志ある司書はベストセラーを選書しない?
記事に登場する日図協の松岡事務局長の言葉「民間はベストセラーを中心に選ぶ可能性があるし、司書も専門性がつきにくい」ですが,ベストセラー中心の選書は既に『市民の図書館』とそれを受けた日本図書館研究会読書調査研究グループのいわゆる〈伊藤モデル〉に心酔する,志ある公務員司書が実践しております.〈伊藤モデル〉は公務員司書が何も考えることなく利用者の要求に従ってベストセラーを選書することに一定の根拠を与えています.民間だから「ベストセラーを中心に選ぶ」というのは間違った考え方です.公務員であろうと民間であろうと,公共図書館に住民を呼びこむための第一の手段として「ベストセラーを揃える」ことは,誰でも考えつくことです.「ベストセラーを揃える」ことを以って民間批判とするのは適切ではないでしょう.
また後半の「司書の専門性」ですが,大方の自治体では図書館司書は専門職とはなっていません.総合職による持ち回りのあてがい扶持でしかない状況下で,民間委託のみが「専門性」を阻害する要因だとすることは,どこから見ても無理があります.今ではむしろ,ある一定の期間図書館勤務を保証する指定管理者委託の方が,公務員の持ち回りよりも専門性を確保できる可能性さえ(表にはなかなか出ませんが)指摘されています.
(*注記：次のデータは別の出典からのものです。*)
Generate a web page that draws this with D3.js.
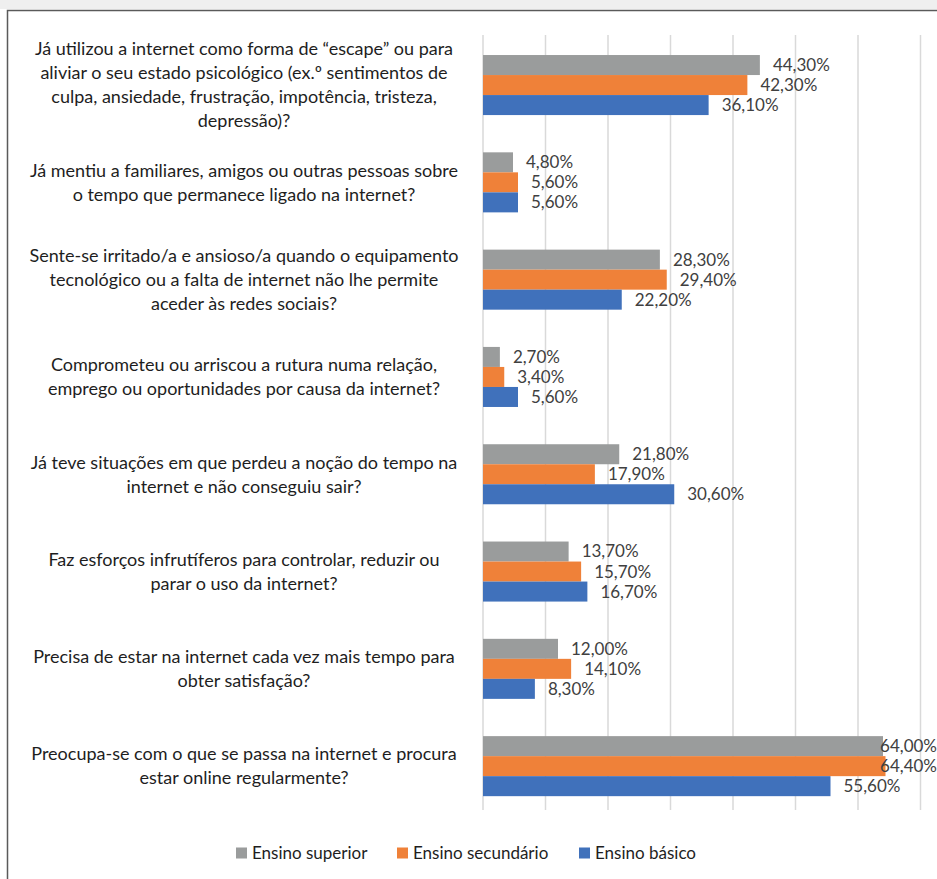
<!DOCTYPE html>
<html><head><meta charset="utf-8">
<script src="https://cdn.jsdelivr.net/npm/d3@7"></script>
<style>
html,body{margin:0;padding:0;background:#fff;}
svg{display:block;}
</style></head>
<body>
<svg id="chart" width="937" height="879"></svg>
<script>
const categories = [
  "Já utilizou a internet como forma de “escape” ou para\naliviar o seu estado psicológico (ex.º sentimentos de\nculpa, ansiedade, frustração, impotência, tristeza,\ndepressão)?",
  "Já mentiu a familiares, amigos ou outras pessoas sobre\no tempo que permanece ligado na internet?",
  "Sente-se irritado/a e ansioso/a quando o equipamento\ntecnológico ou a falta de internet não lhe permite\naceder às redes sociais?",
  "Comprometeu ou arriscou a rutura numa relação,\nemprego ou oportunidades por causa da internet?",
  "Já teve situações em que perdeu a noção do tempo na\ninternet e não conseguiu sair?",
  "Faz esforços infrutíferos para controlar, reduzir ou\nparar o uso da internet?",
  "Precisa de estar na internet cada vez mais tempo para\nobter satisfação?",
  "Preocupa-se com o que se passa na internet e procura\nestar online regularmente?"
];
const seriesNames = ["Ensino superior", "Ensino secundário", "Ensino básico"];
const ensinoSuperior   = [44.3, 4.8, 28.3, 2.7, 21.8, 13.7, 12.0, 64.0];
const ensinoSecundario = [42.3, 5.6, 29.4, 3.4, 17.9, 15.7, 14.1, 64.4];
const ensinoBasico     = [36.1, 5.6, 22.2, 5.6, 30.6, 16.7, 8.3, 55.6];
const gridTicks = [0, 10, 20, 30, 40, 50, 60, 70];
const colors = ["#9a9c9c", "#ef8139", "#4071bb"];

const seriesValues = [ensinoSuperior, ensinoSecundario, ensinoBasico];
const svg = d3.select("#chart");
const FONT = "Lato, 'Open Sans', sans-serif";

// frame
svg.append("rect").attr("x",0).attr("y",0).attr("width",937).attr("height",9).attr("fill","#efefef");
svg.append("rect").attr("x",7.5).attr("y",10.5).attr("width",1000).attr("height",1000)
  .attr("fill","#fff").attr("stroke","#5a5a5a").attr("stroke-width",1.5);

const x = d3.scaleLinear().domain([0,70]).range([483, 920.5]);
const y = d3.scaleBand().domain(d3.range(categories.length)).range([36.4, 814.8])
  .paddingInner(0.383).paddingOuter(0.1915);
const ys = d3.scaleBand().domain(d3.range(3)).range([0, y.bandwidth()]);

// gridlines
svg.append("g").selectAll("line").data(gridTicks).join("line")
  .attr("x1", d=>x(d)).attr("x2", d=>x(d)).attr("y1",35).attr("y2",810)
  .attr("stroke","#d9d9d9").attr("stroke-width",1.5);

// bars
const data = [];
categories.forEach((c,i)=>seriesValues.forEach((vals,s)=>data.push({i,s,v:vals[i]})));
svg.append("g").selectAll("rect").data(data).join("rect")
  .attr("x", x(0))
  .attr("y", d=>y(d.i)+ys(d.s))
  .attr("width", d=>x(d.v)-x(0))
  .attr("height", ys.bandwidth())
  .attr("fill", d=>colors[d.s]);

// value labels
const fmt = v => v.toFixed(2).replace(".", ",") + "%";
const vl = svg.append("g").selectAll("text").data(data).join("text")
  .attr("y", d=>y(d.i)+ys(d.s)+ys.bandwidth()/2)
  .attr("dy","0.35em")
  .attr("font-family",FONT)
  .attr("font-size","17px")
  .attr("fill","#404040")
  .text(d=>fmt(d.v));
vl.each(function(d){
  const w = this.getComputedTextLength();
  let xp = x(d.v) + 13;
  if (xp + w > 937) xp = 937 - w;
  d3.select(this).attr("x", xp);
});

// category labels
const lineH = 24;
const cl = svg.append("g").selectAll("text").data(categories).join("text")
  .attr("text-anchor","middle")
  .attr("font-family",FONT)
  .attr("font-size","18px")
  .attr("fill","#1e1e1e");
cl.each(function(c,i){
  const lines = c.split("\n");
  const cy = y(i) + y.bandwidth()/2;
  const t = d3.select(this);
  lines.forEach((ln,k)=>{
    t.append("tspan").attr("x",244)
      .attr("y", cy + (k-(lines.length-1)/2)*lineH)
      .attr("dy","0.35em").text(ln);
  });
});

// legend
const legX = [236, 397, 579];
const lg = svg.append("g").selectAll("g").data(seriesNames).join("g")
  .attr("transform",(d,i)=>`translate(${legX[i]},853)`);
lg.append("rect").attr("x",0).attr("y",-5.5).attr("width",11).attr("height",11).attr("fill",(d,i)=>colors[i]);
lg.append("text").attr("x",16).attr("dy","0.35em")
  .attr("font-family",FONT).attr("font-size","17px")
  .attr("fill","#1e1e1e").text(d=>d);
</script>
</body></html>
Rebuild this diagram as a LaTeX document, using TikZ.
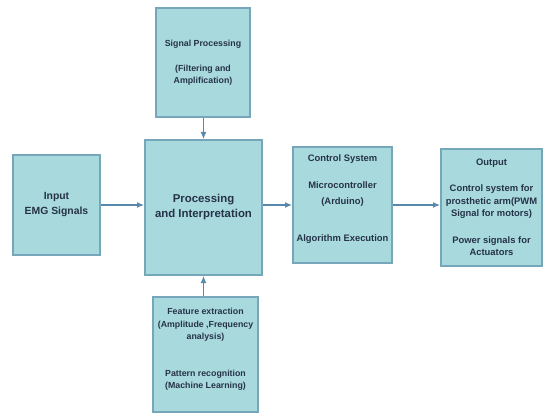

図問研がバカのひとつ覚えのように繰り返す「公務員の守秘義務」を持ち出さなかっただけでも,この記事はエライと思ってしまうG.C.W.氏は人が悪すぎますか(^^;)? 全体的にこの記事はいささか端折った箇所があるような気がします.出来ればもう少し突っ込んだ内容(特に指定管理者委託に反対する側の意見をもう少しはっきりと書いてもらう)の記事にしていただければ,より面白く,注目される記事になったかと思います.残念!